Queensland public service wage bill up 75 per cent under Labor
Queensland’s public service wage bill has exploded by more than 75 per cent in the near-decade since Labor was elected in 2015, despite the government struggling to recruit enough frontline police, teachers and health staff.
Queensland’s public service wage bill has exploded by more than 75 per cent in the near-decade since Labor was elected in 2015, despite the government struggling to recruit frontline police, teachers and health staff.
An analysis of budget data shows that for the first financial year of the Palaszczuk government in 2015-16, the cost of employee expenses was $19.96bn for 209,999 full-time equivalent (FTEs) public servants.
In this year’s budget, the wage bill hit $35.22bn for 266,999 FTEs, an increase of 57,000 full-time positions in the public service since Annastacia Palaszczuk was elected in January 2015.
Queensland’s population has grown by about 850,000 people to 5.63 million in that time, equating to about one new public servant for every 15 new residents.
The Labor government pinned its reputation on restoring frontline public service workers after Campbell Newman’s one-term LNP government slashed 14,000 FTEs from the bureaucracy, continuing to attack the opposition leader for the job cuts.
Yet frontline recruitment is still a problem.
During the 2020 election campaign, then premier Ms Palaszczuk promised to provide an extra 1450 sworn police officers in five years.
The latest workforce data shows there were 11,891 FTE police in March 2024, 88 fewer than in September 2020, but the figures do not include 558 police recruits.
Ms Palaszczuk made a similar election promise to deliver 6100 extra teachers and 1100 teacher aides – of which 2529 would be new positions and not just replacing attrition.
Workforce data shows the number of teachers and teacher aides has increased by only 1054 FTEs since then.
Despite the soaring growth in the public service wage bill, neither Labor Premier Steven Miles nor Liberal National Party Opposition Leader David Crisafulli will reintroduce the ALP’s axed fiscal principle to keep the growth in the public service below the rate of population growth.
On the campaign trail in Redlands on Brisbane’s bayside on Tuesday, Mr Miles said it was unrealistic to tie public service numbers to population growth.
“Our commitment is clear: we will employ the nurses, doctors, paramedics and teachers our state needs,” Mr Miles said.
“That’s what we will always do, make sure that our services keep up with demand.
“Sometimes that demand grows greater than population growth, for example, in healthcare.
“In healthcare, you wouldn’t seriously consider limiting the number of new nurses to the population when the population is also ageing, when we are seeing demand much greater than population growth.”
He said voters had a choice on election day between “a proud record of building our public services and a party proud of their record of cutting them.”
Mr Crisafulli, who has ruled out forced redundancies in the public service if he is elected on October 26, said the state needed more public servants, particularly healthcare workers and police.

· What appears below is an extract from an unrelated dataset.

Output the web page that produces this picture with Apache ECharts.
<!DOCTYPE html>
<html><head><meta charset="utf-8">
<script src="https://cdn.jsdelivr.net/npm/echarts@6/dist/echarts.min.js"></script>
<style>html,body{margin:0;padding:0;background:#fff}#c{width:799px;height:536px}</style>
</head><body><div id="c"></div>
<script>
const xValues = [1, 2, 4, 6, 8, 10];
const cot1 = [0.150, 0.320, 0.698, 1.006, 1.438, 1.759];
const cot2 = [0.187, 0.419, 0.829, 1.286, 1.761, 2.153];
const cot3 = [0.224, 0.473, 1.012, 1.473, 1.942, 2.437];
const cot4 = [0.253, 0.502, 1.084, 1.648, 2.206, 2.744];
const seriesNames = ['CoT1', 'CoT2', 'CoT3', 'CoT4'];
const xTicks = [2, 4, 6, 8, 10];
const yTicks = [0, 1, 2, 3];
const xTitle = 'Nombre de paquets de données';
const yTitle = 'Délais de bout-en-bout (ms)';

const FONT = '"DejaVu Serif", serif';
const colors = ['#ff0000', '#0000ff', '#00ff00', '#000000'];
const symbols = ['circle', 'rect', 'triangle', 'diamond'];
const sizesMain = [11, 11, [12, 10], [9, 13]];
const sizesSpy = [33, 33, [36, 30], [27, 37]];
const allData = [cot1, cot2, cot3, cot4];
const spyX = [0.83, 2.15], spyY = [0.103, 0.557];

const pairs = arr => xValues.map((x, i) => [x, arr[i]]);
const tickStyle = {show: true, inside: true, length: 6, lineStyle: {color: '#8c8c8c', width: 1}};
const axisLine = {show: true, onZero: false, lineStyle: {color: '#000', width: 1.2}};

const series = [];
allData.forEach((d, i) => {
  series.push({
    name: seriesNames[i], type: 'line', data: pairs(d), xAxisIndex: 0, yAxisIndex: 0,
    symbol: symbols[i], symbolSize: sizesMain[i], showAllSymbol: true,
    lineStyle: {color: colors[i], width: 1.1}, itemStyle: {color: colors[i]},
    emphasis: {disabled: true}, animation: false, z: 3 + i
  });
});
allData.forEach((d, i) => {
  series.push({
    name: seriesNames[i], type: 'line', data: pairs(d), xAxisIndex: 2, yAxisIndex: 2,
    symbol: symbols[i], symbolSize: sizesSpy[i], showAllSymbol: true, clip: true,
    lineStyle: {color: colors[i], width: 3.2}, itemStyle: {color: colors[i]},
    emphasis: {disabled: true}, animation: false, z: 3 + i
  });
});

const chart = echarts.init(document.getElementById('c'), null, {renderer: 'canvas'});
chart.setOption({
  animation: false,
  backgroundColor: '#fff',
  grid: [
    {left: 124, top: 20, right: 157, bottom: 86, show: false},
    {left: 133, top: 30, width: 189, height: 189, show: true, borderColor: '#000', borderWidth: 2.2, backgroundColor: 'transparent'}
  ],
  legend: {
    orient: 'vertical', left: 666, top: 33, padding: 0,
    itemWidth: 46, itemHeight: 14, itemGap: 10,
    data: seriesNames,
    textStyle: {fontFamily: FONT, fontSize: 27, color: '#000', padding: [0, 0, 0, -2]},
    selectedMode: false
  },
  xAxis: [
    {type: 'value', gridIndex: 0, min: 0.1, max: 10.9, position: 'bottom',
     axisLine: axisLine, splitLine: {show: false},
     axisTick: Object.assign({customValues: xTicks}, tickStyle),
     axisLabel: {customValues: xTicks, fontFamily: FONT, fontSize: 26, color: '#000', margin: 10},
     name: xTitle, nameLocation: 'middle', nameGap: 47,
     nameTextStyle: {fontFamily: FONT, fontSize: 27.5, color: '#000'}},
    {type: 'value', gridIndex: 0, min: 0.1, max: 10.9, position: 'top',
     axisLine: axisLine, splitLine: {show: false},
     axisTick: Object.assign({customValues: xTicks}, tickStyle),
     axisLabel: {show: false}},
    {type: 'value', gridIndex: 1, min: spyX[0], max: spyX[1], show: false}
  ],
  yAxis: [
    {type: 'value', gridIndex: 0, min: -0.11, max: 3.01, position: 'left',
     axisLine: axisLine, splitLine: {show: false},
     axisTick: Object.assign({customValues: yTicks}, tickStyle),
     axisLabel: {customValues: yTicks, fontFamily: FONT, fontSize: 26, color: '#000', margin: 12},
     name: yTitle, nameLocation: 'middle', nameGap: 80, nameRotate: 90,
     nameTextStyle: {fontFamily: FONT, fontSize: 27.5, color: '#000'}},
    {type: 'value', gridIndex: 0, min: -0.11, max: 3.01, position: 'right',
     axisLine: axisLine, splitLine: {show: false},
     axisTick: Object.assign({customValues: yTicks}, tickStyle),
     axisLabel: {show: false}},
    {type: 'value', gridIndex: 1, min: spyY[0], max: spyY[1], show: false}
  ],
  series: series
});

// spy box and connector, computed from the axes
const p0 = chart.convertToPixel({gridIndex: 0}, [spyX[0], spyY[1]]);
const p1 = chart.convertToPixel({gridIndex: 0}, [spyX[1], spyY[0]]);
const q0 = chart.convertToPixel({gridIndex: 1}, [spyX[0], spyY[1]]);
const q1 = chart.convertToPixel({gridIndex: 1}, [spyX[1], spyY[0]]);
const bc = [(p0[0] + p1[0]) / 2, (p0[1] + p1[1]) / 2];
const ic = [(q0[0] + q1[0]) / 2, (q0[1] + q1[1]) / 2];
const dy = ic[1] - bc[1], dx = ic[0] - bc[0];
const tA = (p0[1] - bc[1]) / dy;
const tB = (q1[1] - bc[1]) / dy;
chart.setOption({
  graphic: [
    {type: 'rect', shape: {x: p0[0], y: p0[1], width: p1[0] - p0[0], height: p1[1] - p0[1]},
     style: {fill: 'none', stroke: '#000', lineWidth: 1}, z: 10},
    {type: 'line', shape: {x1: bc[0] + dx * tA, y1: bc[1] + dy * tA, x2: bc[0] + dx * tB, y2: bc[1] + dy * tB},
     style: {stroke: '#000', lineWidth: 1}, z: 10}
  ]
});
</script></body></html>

“I also want to make sure that we upskill the public service to be part of the change that is needed to deliver frontline services, and the way that you can fund that is to end the obsession on consultancies,” Mr Crisafulli said.

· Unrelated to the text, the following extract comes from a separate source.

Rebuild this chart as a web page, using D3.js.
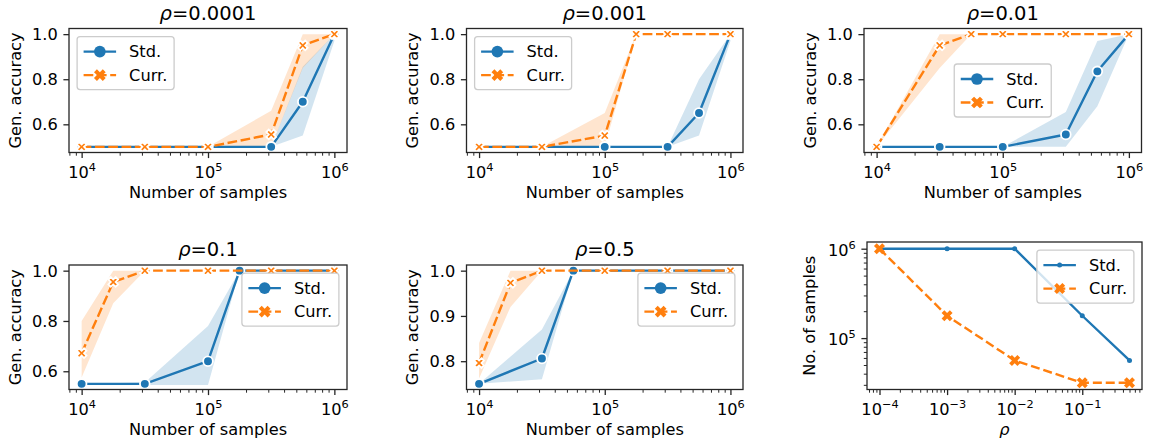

“Growth in consultancies, particularly to the big four in Queensland, is out of control, and it has to stop – our plan will address that, and in the process we will create a world-class public service.”
Asked whether the growth and cost of the public service was sustainable. Mr Crisafulli said: “A growing state needs a world-class public service, absolutely categorically, and we need more frontline workers as a starting point”.
Treasurer Cameron Dick ordered a reduction in the use of external consultants, contractors and labour hire firms in this year’s budget, part of a wider effort to cut $3bn in expenses.
A newly elected government will be forced to negotiate with public sector nurses, teachers and police unions on pay rises and conditions early in the next term, as those professions’ three-year enterprise bargaining agreements expire.
The government has set its public sector wage policy at 2.5 per cent, but the Queensland Nurses and Midwives Union has already indicated that it will push for a pay increase of more than 3.8 per cent annually, in order to keep pace with inflation.
Taxpayers will be slugged an extra $352m a year for every percentage point salary rise above 2.5 per cent.